Gun Control Off the Table in New Mexico Special Session?

Townhall Media

New Mexico Gov. Michelle Lujan Grisham has officially announced she's calling a special session of the legislature this July to deal with "public safety" issues, but for the moment, anyway, the governor's expansive list of gun control bills aren't expected to be a topic of debate when lawmakers return to Santa Fe. 


Most of what the governor demanded, including a ban on gas-operated semi-automatic firearms and an expansion of the state's "red flag" law, never received floor votes in either the House or Senate during the 30-day budget session that wrapped up in February. Was that because lawmakers ran out of time, or the governor couldn't muster enough support from rural Democrats to ensure passage of the anti-gun measures? No politician, including the governor, is going to admit that their proposals aren't popular, but if the votes were there we probably wouldn't be hearing comments like these.

Lujan Grisham recently told NMPBS that she expects there to be 3 to 5 bills, possibly including one to regulate panhandling.

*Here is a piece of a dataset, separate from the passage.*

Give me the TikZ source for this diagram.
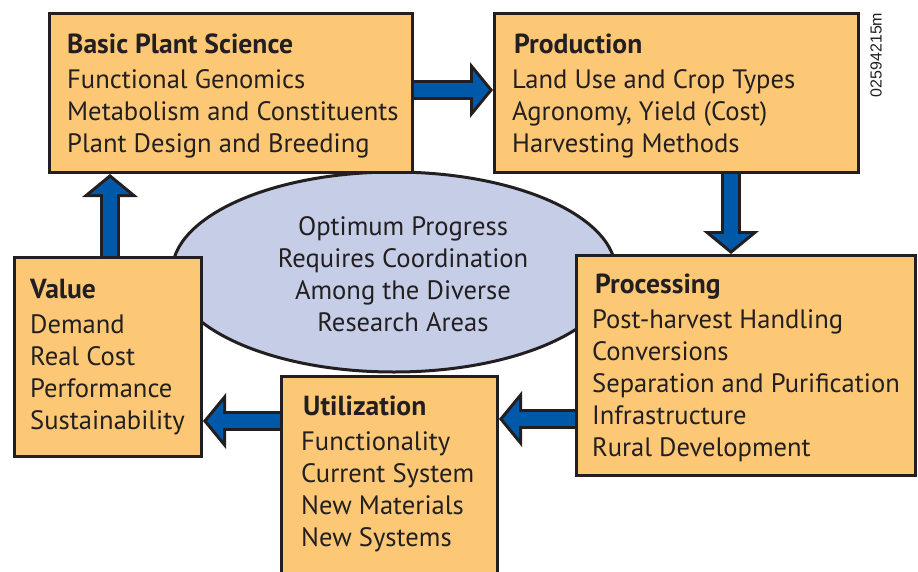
\documentclass[tikz,border=0pt]{standalone}
\usepackage{fontspec}
\setmainfont{PT Sans}
\newfontfamily\codefont{Liberation Sans}
\usetikzlibrary{arrows.meta,shapes.geometric}

\definecolor{panelorange}{HTML}{FCC876}
\definecolor{flowblue}{HTML}{0059A8}
\definecolor{hubblue}{HTML}{C6CDE7}
\definecolor{ink}{HTML}{231F20}

\begin{document}
\begin{tikzpicture}[x=1pt,y=-1pt]
    \tikzstyle{panel}=[
      rectangle,
      draw=ink,
      line width=3pt,
      fill=panelorange,
      anchor=north west,
      inner sep=0pt,
    ]
    \tikzstyle{hub}=[
      ellipse,
      draw=ink,
      line width=3pt,
      fill=hubblue,
      inner sep=0pt,
    ]
    \tikzstyle{item}=[anchor=base west, inner sep=0pt, text=ink, font=\fontsize{26.6}{32}\selectfont]
    \tikzstyle{head}=[item, font=\fontsize{27.6}{32}\selectfont\bfseries]
    \tikzstyle{hubtext}=[item, anchor=base]
    \tikzstyle{flowout}=[line width=20pt, draw=ink, -{Triangle[width=56pt,length=23pt,line width=0pt]}]
    \tikzstyle{flowin}=[line width=14pt, draw=flowblue, shorten >=4pt, -{Triangle[width=39pt,length=16pt,line width=0pt]}]

    \path[use as bounding box, clip] (0,0) rectangle (918,571);
    \fill[white] (0,0) rectangle (918,571);

    % centre oval
    \node[hub, minimum width=444pt, minimum height=200pt] (hub) at (394,272) {};
    \node[hubtext] (hub1) at (403,235) {Optimum Progress};
    \node[hubtext] (hub2) at (403,267) {Requires Coordination};
    \node[hubtext] (hub3) at (403,299) {Among the Diverse};
    \node[hubtext] (hub4) at (403,331) {Research Areas};

    % panels
    \node[panel, minimum width=363pt, minimum height=159pt] (basic) at (48,12) {};
    \node[panel, minimum width=364pt, minimum height=159pt] (prod) at (493,12) {};
    \node[panel, minimum width=339pt, minimum height=220pt] (proc) at (575,254) {};
    \node[panel, minimum width=216pt, minimum height=230pt] (util) at (280,375) {};
    \node[panel, minimum width=187pt, minimum height=199pt] (value) at (13,256) {};

    \node[head] (basic0) at (67,53) {Basic Plant Science};
    \node[item] (basic1) at (67,88) {Functional Genomics};
    \node[item] (basic2) at (67,120) {Metabolism and Constituents};
    \node[item] (basic3) at (67,152) {Plant Design and Breeding};

    \node[head] (prod0) at (514,53) {Production};
    \node[item] (prod1) at (512,88) {Land Use and Crop Types};
    \node[item] (prod2) at (512,120) {Agronomy, Yield (Cost)};
    \node[item] (prod3) at (512,152) {Harvesting Methods};

    \node[head] (proc0) at (595,293) {Processing};
    \node[item] (proc1) at (592,328) {Post-harvest Handling};
    \node[item] (proc2) at (592,360) {Conversions};
    \node[item] (proc3) at (592,392) {Separation and Purification};
    \node[item] (proc4) at (592,424) {Infrastructure};
    \node[item] (proc5) at (592,456) {Rural Development};

    \node[head] (util0) at (303,415) {Utilization};
    \node[item] (util1) at (301,450) {Functionality};
    \node[item] (util2) at (301,482) {Current System};
    \node[item] (util3) at (301,514) {New Materials};
    \node[item] (util4) at (301,546) {New Systems};

    \node[head] (value0) at (30,298) {Value};
    \node[item] (value1) at (30,333) {Demand};
    \node[item] (value2) at (30,365) {Real Cost};
    \node[item] (value3) at (30,397) {Performance};
    \node[item] (value4) at (30,429) {Sustainability};

    \node[rotate=90, inner sep=0pt, text=ink, font=\fontsize{16}{16}\selectfont\codefont] (code) at (876,55) {02594215m};

    % block arrows round the cycle
    \coordinate (upfoot) at ([xshift=2pt]value.north);
    \coordinate (rightfoot) at ([yshift=3pt]basic.east);
    \coordinate (downfoot) at ([xshift=54.5pt]prod.south);
    \coordinate (leftfoot) at ([yshift=-53.5pt]proc.west);
    \coordinate (valuein) at ([yshift=-64pt]value.east);

    \draw[flowout] (upfoot) -- (upfoot |- basic.south);
    \draw[flowin] (upfoot) -- (upfoot |- basic.south);
    \draw[flowout] (rightfoot) -- (rightfoot -| prod.west);
    \draw[flowin] (rightfoot) -- (rightfoot -| prod.west);
    \draw[flowout] (downfoot) -- (downfoot |- proc.north);
    \draw[flowin] (downfoot) -- (downfoot |- proc.north);
    \draw[flowout] (leftfoot) -- (leftfoot -| util.east);
    \draw[flowin] (leftfoot) -- (leftfoot -| util.east);
    \draw[flowout] (util.west |- valuein) -- (valuein);
    \draw[flowin] (util.west |- valuein) -- (valuein);
\end{tikzpicture}
\end{document}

“Like any other businesses, panhandling is a business,” she said. “There may be other constitutional regulations that you could place.”

Senate Majority Leader Peter Wirth (D-Santa Fe) said in a statement that legislative leadership has so far discussed this and bills related to criminal competency and felons in possession of a firearm.

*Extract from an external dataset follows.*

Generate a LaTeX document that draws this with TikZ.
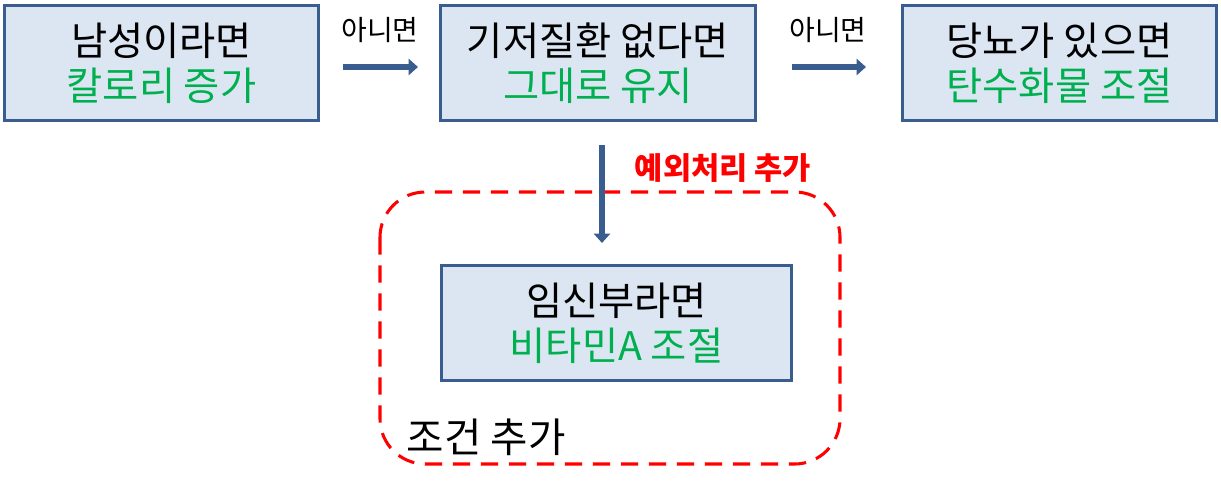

He also said that those involved in talks agreed to wait on bills that address gun safety and pre-trial detention until next year’s 60-day session.

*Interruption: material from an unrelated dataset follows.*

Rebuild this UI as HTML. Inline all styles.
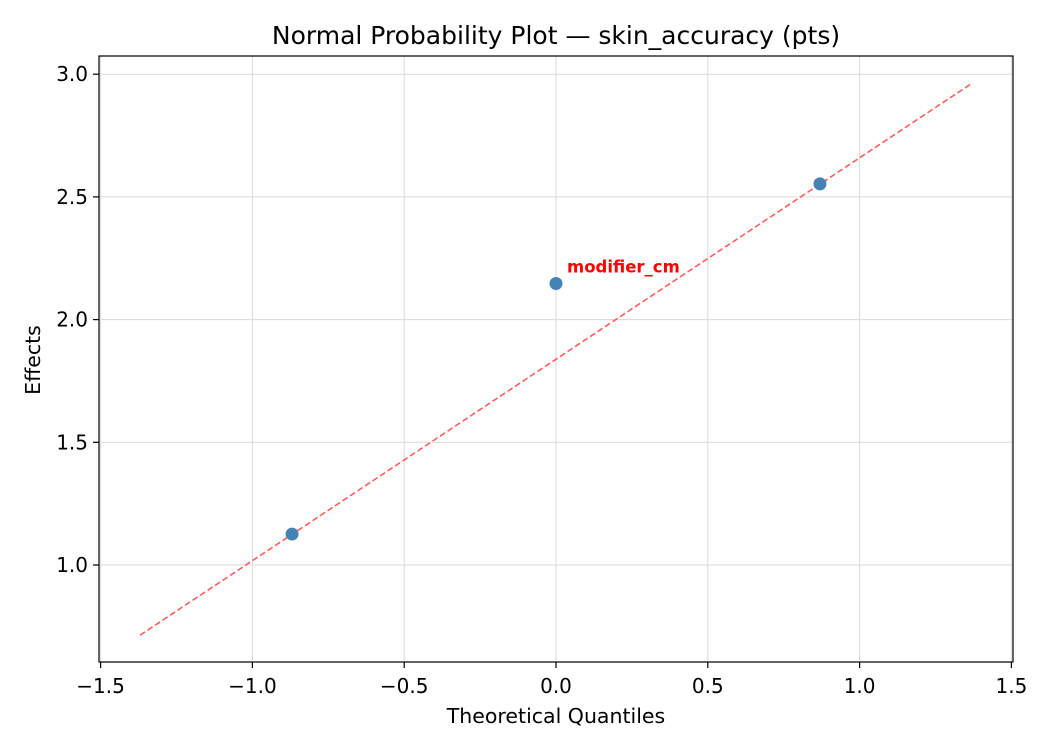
<!DOCTYPE html>
<html><head><meta charset="utf-8"><style>
body{margin:0;background:#fff;font-family:"Liberation Sans","DejaVu Sans",sans-serif;}
svg text{font-family:"DejaVu Sans","Liberation Sans",sans-serif;}
</style></head><body>
<svg id="chart" width="1050" height="750" xmlns="http://www.w3.org/2000/svg">
<rect width="1050" height="750" fill="#fff"/>
<g id="grid"></g>
<g id="marks"></g>
<rect x="99" y="56" width="914" height="606" fill="none" stroke="#000" stroke-width="1.2"/>
<g id="axes"></g>
<text x="556" y="44" text-anchor="middle" font-size="25">Normal Probability Plot — skin_accuracy (pts)</text>
<text x="556" y="723" text-anchor="middle" font-size="20.5">Theoretical Quantiles</text>
<text x="40" y="360" text-anchor="middle" font-size="20.5" transform="rotate(-90 40 360)">Effects</text>
</svg>
<script>
const xTicks=[-1.5,-1.0,-0.5,0.0,0.5,1.0,1.5];
const yTicks=[1.0,1.5,2.0,2.5,3.0];
const quantiles=[-0.8694,0.0,0.8694];
const effects=[1.126,2.147,2.553];
const pointLabels=["","modifier_cm",""];
const fitX=[-1.37,1.37];
const fitY=[0.714,2.963];
const xs=v=>556+v*303.6;
const ys=v=>565-(v-1)*245.4;
const NS="http://www.w3.org/2000/svg";
function mk(tag,attrs,parent){const e=document.createElementNS(NS,tag);for(const k in attrs)e.setAttribute(k,attrs[k]);document.getElementById(parent).appendChild(e);return e;}
xTicks.forEach(t=>{
 let g=mk('line',{x1:xs(t),x2:xs(t),y1:56,y2:662,stroke:'#dadada','stroke-width':1},'grid');
 
 
 let l=mk('line',{x1:xs(t),x2:xs(t),y1:662,y2:668,stroke:'#000','stroke-width':1.2},'axes');
 
 
 let tx=mk('text',{x:xs(t),y:693,'text-anchor':'middle','font-size':20},'axes');
 tx.textContent=(t<0?'\u2212':'')+Math.abs(t).toFixed(1);
 
 
});
yTicks.forEach(t=>{
 let g=mk('line',{x1:99,x2:1013,y1:ys(t),y2:ys(t),stroke:'#dadada','stroke-width':1},'grid');
 
 
 let l=mk('line',{x1:93,x2:99,y1:ys(t),y2:ys(t),stroke:'#000','stroke-width':1.2},'axes');
 
 
 let tx=mk('text',{x:88,y:ys(t)+7,'text-anchor':'end','font-size':20},'axes');
 tx.textContent=t.toFixed(1);
 
 
});
let fl=mk('line',{x1:xs(fitX[0]),y1:ys(fitY[0]),x2:xs(fitX[1]),y2:ys(fitY[1]),stroke:'#ff5c5c','stroke-width':1.6,'stroke-dasharray':'6,3'},'marks');


quantiles.forEach((q,i)=>{
 let c=mk('circle',{cx:xs(q),cy:ys(effects[i]),r:6.5,fill:'#4682b4'},'marks');
 
 
 if(pointLabels[i]){
  let t=mk('text',{x:xs(q)+11,y:ys(effects[i])-11,fill:'#ff0000','font-size':16.5,'font-weight':'bold'},'marks');
  t.textContent=pointLabels[i];
  
  
 }
});
</script>
</body></html>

House Democratic leadership said in a statement, “We must enter the special session with a set of achievable goals that will genuinely make our communities safer, improve access to health care and services, and protect the rights of New Mexicans.”


Now, it could be that this is part of a "rope-a-dope" strategy designed to make gun owners drop their guard, and we'll see one or more gun control bills announced by the governor as we get closer to the special session, but I tend to doubt that's what's going on here. I think it's more likely that Lujan Grisham has gotten the word from Wirth and other lawmakers that she's setting herself up for a high-profile defeat if she demands lawmakers pass her semi-auto ban or prohibition on concealed carry in parks and playgrounds throughout the state. Even in her own comments to the press after she announced the special session, she didn't bother bringing up either proposal

Lujan Grisham explained what led to her decision to call for the session. 

"I'm continuing to see an escalation of risk in our communities," Lujan Grisham said. "I go to the grocery store, and I go to the pharmacy. I don't think I've been once in a year and a half where a theft is not in progress. It's outrageous."

The governor expressed that during the special session, she would like to see a law passed that would create stricter penalties for felons in possession of a firearm.

"If you just got out and now you are possessing a firearm illegally, you are not rehabilitated. You are a risk and a threat to my public safety," Lujan Grisham said. "If I can hold you in there for five more years, maybe you don't get rehabilitated. But I'm safer for those five years."

The governor also said she would like to see changes in how the state decides if a defendant is released from jail between their arrest and trial date.


The governor has witnessed retail theft every time she's stepped foot in a grocery store or pharmacy over the past 18 months? Yeah, I'm calling B.S. on that, especially since yesterday appears to be the first time she's made that claim. It seems to me that after the second or third time she saw brazen shoplifting taking place she would have said something to the press. 

Still, if she'd prefer lawmakers focus on shoplifting instead of the Second Amendment, that's fine by me. I'd still advise New Mexico gun owners to be on guard for any last-minute additions to the special session's agenda by signing up for the legislative alerts offered by the New Mexico Shooting Sports Association. Even if the governor has been informed that there's not enough support to advance her anti-2A wish list, she can still try to twist arms between now and July, and we can't discount the possibility of a summer surprise before then.